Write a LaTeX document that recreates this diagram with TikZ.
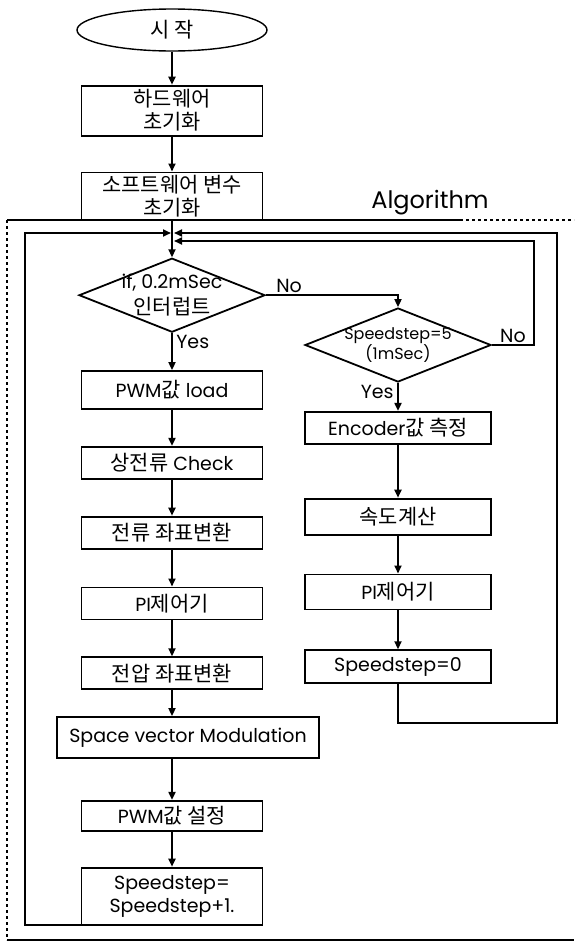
\documentclass[tikz,border=0pt]{standalone}
\usepackage{fontspec}
\setmainfont{Poppins}
\newfontfamily\kr[Scale=1.1]{Noto Sans CJK KR}
\usepackage{tikz}
\usetikzlibrary{arrows.meta,positioning,shapes.geometric}
\tikzset{
  >={Triangle[length=8pt,width=7pt]},
  font=\fontsize{19}{23}\selectfont,
  kr/.style={font=\fontsize{19}{23}\selectfont\kr},
  box/.style={draw,line width=1.8pt,align=center,inner sep=0pt,
              minimum width=181pt,minimum height=32pt},
  rbox/.style={box,minimum width=186pt},
  term/.style={ellipse,draw,line width=1.4pt,inner sep=0pt,
               minimum width=190pt,minimum height=42pt},
  dia/.style={diamond,aspect=2.5,draw,line width=1.8pt,inner sep=-10pt,
              align=center,minimum width=186pt,minimum height=74pt},
  flow/.style={->,line width=1.8pt},
  lbl/.style={inner sep=1.5pt},
  frameln/.style={line width=1.2pt},
}

\begin{document}
\begin{tikzpicture}[x=1pt,y=-1pt,node distance=36pt]
  \useasboundingbox (0,0) rectangle (574,951);

  \node[term,kr] (start) at (172,30) {시 작};
  \node[box,kr,minimum height=50pt,below=33pt of start] (hw) {하드웨어\\초기화};
  \node[box,kr,minimum height=48pt,below=35pt of hw] (sw) {소프트웨어 변수\\초기화};
  \node[dia,font=\fontsize{19}{26}\selectfont,below=of sw] (d1) {if, 0.2mSec\\{\kr 인터럽트}};
  \node[box,minimum height=38pt,below=37pt of d1] (pwm) {PWM{\kr 값} load};
  \node[box,below=of pwm] (chk) {{\kr 상전류} Check};
  \node[box,kr,below=of chk] (ctr) {전류 좌표변환};
  \node[box,below=37pt of ctr] (pic) {PI{\kr 제어기}};
  \node[box,kr,below=of pic] (vtr) {전압 좌표변환};
  \node[box,minimum width=262pt,minimum height=41pt,below=26pt of vtr,xshift=16pt] (svm) {Space vector Modulation};
  \node[box,minimum height=30pt,below=41pt of svm,xshift=-16pt] (pset) {PWM{\kr 값 설정}};
  \node[box,minimum height=57pt,below=35pt of pset] (inc) {Speedstep=\\Speedstep+1.};

  \node[dia,font=\fontsize{16}{19}\selectfont] (d2) at (398,345) {Speedstep=5\\(1mSec)};
  \node[rbox,below=28pt of d2] (enc) {Encoder{\kr 값 측정}};
  \node[rbox,kr,minimum height=36pt,below=53pt of enc] (spd) {속도계산};
  \node[rbox,minimum height=35pt,below=38pt of spd] (pir) {PI{\kr 제어기}};
  \node[rbox,minimum height=33pt,below=39pt of pir] (sp0) {Speedstep=0};

  \node[font=\fontsize{24}{28}\selectfont] (alg) at (430,203) {Algorithm};

  \coordinate (j1w) at (171,233);
  \coordinate (j1e) at (174,233);
  \coordinate (j2e) at (174,241);
  \coordinate (nr) at (534,241);
  \coordinate (lb) at (25,925);
  \coordinate (rb) at (557,723);

  \draw[frameln] (7,220) -- (460,220);
  \draw[frameln,dashed] (460,220) -- (574,220);
  \draw[frameln,dashed] (7,220) -- (7,940);
  \draw[frameln] (7,940) -- (574,940);

  \draw[flow] (start) -- (hw);
  \draw[flow] (hw) -- (sw);
  \draw[flow] (sw) -- (d1);
  \draw[flow] (d1) -- node[lbl,at start,anchor=north west,xshift=2pt]{Yes} (pwm);
  \draw[flow] (pwm) -- (chk);
  \draw[flow] (chk) -- (ctr);
  \draw[flow] (ctr) -- (pic);
  \draw[flow] (pic) -- (vtr);
  \draw[flow] (vtr.south) -- (vtr.south |- svm.north);
  \draw[flow] (pset.north |- svm.south) -- (pset);
  \draw[flow] (pset) -- (inc);
  \draw[flow] (inc.south) |- (lb) |- (j1w);

  \draw[flow] (d1.east) -| node[lbl,at start,anchor=south west,xshift=8pt]{No} (d2.north);
  \draw[flow] (d2.east) -| node[lbl,pos=0.25,anchor=south]{No} (nr) -- (j2e);
  \draw[flow] (d2) -- node[lbl,at start,anchor=north east,xshift=-2pt]{Yes} (enc);
  \draw[flow] (enc) -- (spd);
  \draw[flow] (spd) -- (pir);
  \draw[flow] (pir) -- (sp0);
  \draw[flow] (sp0.south) |- (rb) |- (j1e);
\end{tikzpicture}
\end{document}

***

Reproduce all of the data exactly; the pictures do not belong in the copy.

Write a LaTeX document that recreates this diagram with TikZ.
\documentclass[tikz,border=0pt]{standalone}
\usepackage{fontspec}
\setmainfont{Poppins}
\newfontfamily\kr[Scale=1.1]{Noto Sans CJK KR}
\usepackage{tikz}
\usetikzlibrary{arrows.meta,positioning,shapes.geometric}
\tikzset{
  >={Triangle[length=8pt,width=7pt]},
  font=\fontsize{19}{23}\selectfont,
  kr/.style={font=\fontsize{19}{23}\selectfont\kr},
  box/.style={draw,line width=1.8pt,align=center,inner sep=0pt,
              minimum width=181pt,minimum height=32pt},
  rbox/.style={box,minimum width=186pt},
  term/.style={ellipse,draw,line width=1.4pt,inner sep=0pt,
               minimum width=190pt,minimum height=42pt},
  dia/.style={diamond,aspect=2.5,draw,line width=1.8pt,inner sep=-10pt,
              align=center,minimum width=186pt,minimum height=74pt},
  flow/.style={->,line width=1.8pt},
  lbl/.style={inner sep=1.5pt},
  frameln/.style={line width=1.2pt},
}

\begin{document}
\begin{tikzpicture}[x=1pt,y=-1pt,node distance=36pt]
  \useasboundingbox (0,0) rectangle (574,951);

  \node[term,kr] (start) at (172,30) {시 작};
  \node[box,kr,minimum height=50pt,below=33pt of start] (hw) {하드웨어\\초기화};
  \node[box,kr,minimum height=48pt,below=35pt of hw] (sw) {소프트웨어 변수\\초기화};
  \node[dia,font=\fontsize{19}{26}\selectfont,below=of sw] (d1) {if, 0.2mSec\\{\kr 인터럽트}};
  \node[box,minimum height=38pt,below=37pt of d1] (pwm) {PWM{\kr 값} load};
  \node[box,below=of pwm] (chk) {{\kr 상전류} Check};
  \node[box,kr,below=of chk] (ctr) {전류 좌표변환};
  \node[box,below=37pt of ctr] (pic) {PI{\kr 제어기}};
  \node[box,kr,below=of pic] (vtr) {전압 좌표변환};
  \node[box,minimum width=262pt,minimum height=41pt,below=26pt of vtr,xshift=16pt] (svm) {Space vector Modulation};
  \node[box,minimum height=30pt,below=41pt of svm,xshift=-16pt] (pset) {PWM{\kr 값 설정}};
  \node[box,minimum height=57pt,below=35pt of pset] (inc) {Speedstep=\\Speedstep+1.};

  \node[dia,font=\fontsize{16}{19}\selectfont] (d2) at (398,345) {Speedstep=5\\(1mSec)};
  \node[rbox,below=28pt of d2] (enc) {Encoder{\kr 값 측정}};
  \node[rbox,kr,minimum height=36pt,below=53pt of enc] (spd) {속도계산};
  \node[rbox,minimum height=35pt,below=38pt of spd] (pir) {PI{\kr 제어기}};
  \node[rbox,minimum height=33pt,below=39pt of pir] (sp0) {Speedstep=0};

  \node[font=\fontsize{24}{28}\selectfont] (alg) at (430,203) {Algorithm};

  \coordinate (j1w) at (171,233);
  \coordinate (j1e) at (174,233);
  \coordinate (j2e) at (174,241);
  \coordinate (nr) at (534,241);
  \coordinate (lb) at (25,925);
  \coordinate (rb) at (557,723);

  \draw[frameln] (7,220) -- (460,220);
  \draw[frameln,dashed] (460,220) -- (574,220);
  \draw[frameln,dashed] (7,220) -- (7,940);
  \draw[frameln] (7,940) -- (574,940);

  \draw[flow] (start) -- (hw);
  \draw[flow] (hw) -- (sw);
  \draw[flow] (sw) -- (d1);
  \draw[flow] (d1) -- node[lbl,at start,anchor=north west,xshift=2pt]{Yes} (pwm);
  \draw[flow] (pwm) -- (chk);
  \draw[flow] (chk) -- (ctr);
  \draw[flow] (ctr) -- (pic);
  \draw[flow] (pic) -- (vtr);
  \draw[flow] (vtr.south) -- (vtr.south |- svm.north);
  \draw[flow] (pset.north |- svm.south) -- (pset);
  \draw[flow] (pset) -- (inc);
  \draw[flow] (inc.south) |- (lb) |- (j1w);

  \draw[flow] (d1.east) -| node[lbl,at start,anchor=south west,xshift=8pt]{No} (d2.north);
  \draw[flow] (d2.east) -| node[lbl,pos=0.25,anchor=south]{No} (nr) -- (j2e);
  \draw[flow] (d2) -- node[lbl,at start,anchor=north east,xshift=-2pt]{Yes} (enc);
  \draw[flow] (enc) -- (spd);
  \draw[flow] (spd) -- (pir);
  \draw[flow] (pir) -- (sp0);
  \draw[flow] (sp0.south) |- (rb) |- (j1e);
\end{tikzpicture}
\end{document}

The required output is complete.